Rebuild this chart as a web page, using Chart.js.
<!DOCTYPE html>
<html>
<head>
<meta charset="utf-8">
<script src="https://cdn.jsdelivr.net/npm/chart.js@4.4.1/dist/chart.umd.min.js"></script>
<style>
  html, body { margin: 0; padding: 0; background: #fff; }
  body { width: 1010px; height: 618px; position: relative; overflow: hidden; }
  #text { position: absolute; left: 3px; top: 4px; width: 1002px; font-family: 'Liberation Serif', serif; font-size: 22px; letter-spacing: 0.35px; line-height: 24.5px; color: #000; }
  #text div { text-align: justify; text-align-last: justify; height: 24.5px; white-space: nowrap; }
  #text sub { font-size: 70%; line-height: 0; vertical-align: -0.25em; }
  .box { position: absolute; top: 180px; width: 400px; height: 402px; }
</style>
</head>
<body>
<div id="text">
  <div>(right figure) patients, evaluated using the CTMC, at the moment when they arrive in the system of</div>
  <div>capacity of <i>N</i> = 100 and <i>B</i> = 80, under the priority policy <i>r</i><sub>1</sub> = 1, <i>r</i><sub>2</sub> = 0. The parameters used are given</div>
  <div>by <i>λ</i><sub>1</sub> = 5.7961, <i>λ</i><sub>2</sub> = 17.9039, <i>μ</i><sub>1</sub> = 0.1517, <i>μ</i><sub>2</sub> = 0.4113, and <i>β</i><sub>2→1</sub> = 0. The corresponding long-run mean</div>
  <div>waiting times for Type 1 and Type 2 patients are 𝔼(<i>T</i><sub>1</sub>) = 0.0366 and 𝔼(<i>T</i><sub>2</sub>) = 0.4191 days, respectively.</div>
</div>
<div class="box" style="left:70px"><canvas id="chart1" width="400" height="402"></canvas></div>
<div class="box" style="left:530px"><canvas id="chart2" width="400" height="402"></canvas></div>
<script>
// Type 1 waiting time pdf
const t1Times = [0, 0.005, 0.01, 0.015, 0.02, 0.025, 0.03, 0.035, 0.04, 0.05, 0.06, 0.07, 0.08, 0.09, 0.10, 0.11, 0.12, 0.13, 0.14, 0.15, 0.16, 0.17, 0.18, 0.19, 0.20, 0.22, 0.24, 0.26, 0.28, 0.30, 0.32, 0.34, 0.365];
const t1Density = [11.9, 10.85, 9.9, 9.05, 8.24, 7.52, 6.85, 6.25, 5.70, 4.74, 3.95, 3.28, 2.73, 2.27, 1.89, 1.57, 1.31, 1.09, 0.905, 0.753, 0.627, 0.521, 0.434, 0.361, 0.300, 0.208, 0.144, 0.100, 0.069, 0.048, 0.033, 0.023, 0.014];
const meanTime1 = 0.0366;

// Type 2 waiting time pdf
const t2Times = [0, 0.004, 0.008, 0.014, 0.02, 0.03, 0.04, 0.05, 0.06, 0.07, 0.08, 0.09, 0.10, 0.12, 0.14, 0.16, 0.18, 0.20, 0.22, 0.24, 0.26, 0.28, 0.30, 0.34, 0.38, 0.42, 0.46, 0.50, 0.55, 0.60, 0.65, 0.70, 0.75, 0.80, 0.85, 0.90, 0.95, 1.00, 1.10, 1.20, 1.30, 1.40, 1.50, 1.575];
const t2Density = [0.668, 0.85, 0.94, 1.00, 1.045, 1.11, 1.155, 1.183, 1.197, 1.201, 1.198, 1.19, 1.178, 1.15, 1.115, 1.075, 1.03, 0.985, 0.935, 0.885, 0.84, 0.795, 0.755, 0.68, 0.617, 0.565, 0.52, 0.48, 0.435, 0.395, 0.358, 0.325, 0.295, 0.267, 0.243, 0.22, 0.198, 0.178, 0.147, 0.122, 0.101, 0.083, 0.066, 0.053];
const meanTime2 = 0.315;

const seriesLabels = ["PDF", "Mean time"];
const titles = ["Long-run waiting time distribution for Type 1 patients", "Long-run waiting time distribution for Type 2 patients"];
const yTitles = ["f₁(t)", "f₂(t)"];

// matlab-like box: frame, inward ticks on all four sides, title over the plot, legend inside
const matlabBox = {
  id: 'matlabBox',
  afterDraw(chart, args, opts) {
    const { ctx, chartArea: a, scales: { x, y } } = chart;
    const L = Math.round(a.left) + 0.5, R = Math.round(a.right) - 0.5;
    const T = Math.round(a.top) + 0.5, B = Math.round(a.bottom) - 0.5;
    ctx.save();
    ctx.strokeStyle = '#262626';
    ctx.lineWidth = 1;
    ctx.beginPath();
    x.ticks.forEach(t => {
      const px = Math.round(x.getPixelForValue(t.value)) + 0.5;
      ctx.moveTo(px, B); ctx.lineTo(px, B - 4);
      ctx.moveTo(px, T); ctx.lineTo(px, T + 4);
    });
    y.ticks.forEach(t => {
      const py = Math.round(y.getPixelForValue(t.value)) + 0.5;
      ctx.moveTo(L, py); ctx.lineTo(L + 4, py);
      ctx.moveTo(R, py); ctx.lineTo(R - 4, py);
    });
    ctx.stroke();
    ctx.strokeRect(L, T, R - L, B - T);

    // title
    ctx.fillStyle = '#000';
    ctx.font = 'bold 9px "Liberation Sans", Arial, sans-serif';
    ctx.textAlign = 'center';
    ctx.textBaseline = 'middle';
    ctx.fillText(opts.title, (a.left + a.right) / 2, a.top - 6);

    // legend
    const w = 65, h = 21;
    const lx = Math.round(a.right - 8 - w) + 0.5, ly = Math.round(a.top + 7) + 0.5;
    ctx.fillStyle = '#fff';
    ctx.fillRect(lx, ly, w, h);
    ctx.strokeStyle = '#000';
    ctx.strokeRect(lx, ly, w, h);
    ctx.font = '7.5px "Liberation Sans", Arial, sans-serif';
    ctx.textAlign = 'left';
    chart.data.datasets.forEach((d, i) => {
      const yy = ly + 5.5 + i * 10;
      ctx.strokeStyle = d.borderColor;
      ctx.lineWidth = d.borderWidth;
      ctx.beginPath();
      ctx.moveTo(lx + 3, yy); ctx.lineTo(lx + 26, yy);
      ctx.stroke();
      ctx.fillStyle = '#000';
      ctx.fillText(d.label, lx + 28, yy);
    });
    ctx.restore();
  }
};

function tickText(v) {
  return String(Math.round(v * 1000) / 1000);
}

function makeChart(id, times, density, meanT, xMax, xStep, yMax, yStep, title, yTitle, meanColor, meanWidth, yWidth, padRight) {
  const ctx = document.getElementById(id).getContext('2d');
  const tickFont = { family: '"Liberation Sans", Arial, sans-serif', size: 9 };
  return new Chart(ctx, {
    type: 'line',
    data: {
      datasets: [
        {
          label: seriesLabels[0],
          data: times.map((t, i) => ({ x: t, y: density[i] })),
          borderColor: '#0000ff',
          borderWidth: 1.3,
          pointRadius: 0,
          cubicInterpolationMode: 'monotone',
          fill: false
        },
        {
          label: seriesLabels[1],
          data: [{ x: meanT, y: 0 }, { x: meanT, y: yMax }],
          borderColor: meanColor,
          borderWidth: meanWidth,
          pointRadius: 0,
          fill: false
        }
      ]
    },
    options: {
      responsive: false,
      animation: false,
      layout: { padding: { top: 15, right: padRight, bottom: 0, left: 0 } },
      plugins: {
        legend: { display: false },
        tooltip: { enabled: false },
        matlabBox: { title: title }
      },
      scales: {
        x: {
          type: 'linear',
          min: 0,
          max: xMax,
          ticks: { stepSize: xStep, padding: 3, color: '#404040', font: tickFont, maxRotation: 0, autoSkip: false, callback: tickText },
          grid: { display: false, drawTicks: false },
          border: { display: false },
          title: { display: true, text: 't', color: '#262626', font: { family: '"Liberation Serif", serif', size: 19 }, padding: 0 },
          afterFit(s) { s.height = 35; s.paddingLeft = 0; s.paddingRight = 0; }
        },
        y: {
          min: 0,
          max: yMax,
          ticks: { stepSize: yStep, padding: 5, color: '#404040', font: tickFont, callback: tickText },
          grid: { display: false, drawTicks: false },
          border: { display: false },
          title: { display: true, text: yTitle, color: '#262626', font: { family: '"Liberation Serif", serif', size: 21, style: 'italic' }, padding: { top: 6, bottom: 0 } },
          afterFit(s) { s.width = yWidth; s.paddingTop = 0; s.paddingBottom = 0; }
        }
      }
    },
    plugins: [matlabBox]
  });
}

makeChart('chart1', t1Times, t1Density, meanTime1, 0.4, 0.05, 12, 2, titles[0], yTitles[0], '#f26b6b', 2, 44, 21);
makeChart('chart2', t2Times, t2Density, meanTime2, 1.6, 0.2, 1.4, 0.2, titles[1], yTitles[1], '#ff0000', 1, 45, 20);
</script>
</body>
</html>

========================================================================

From the material above, count the lines that include "using" and give only the total.

2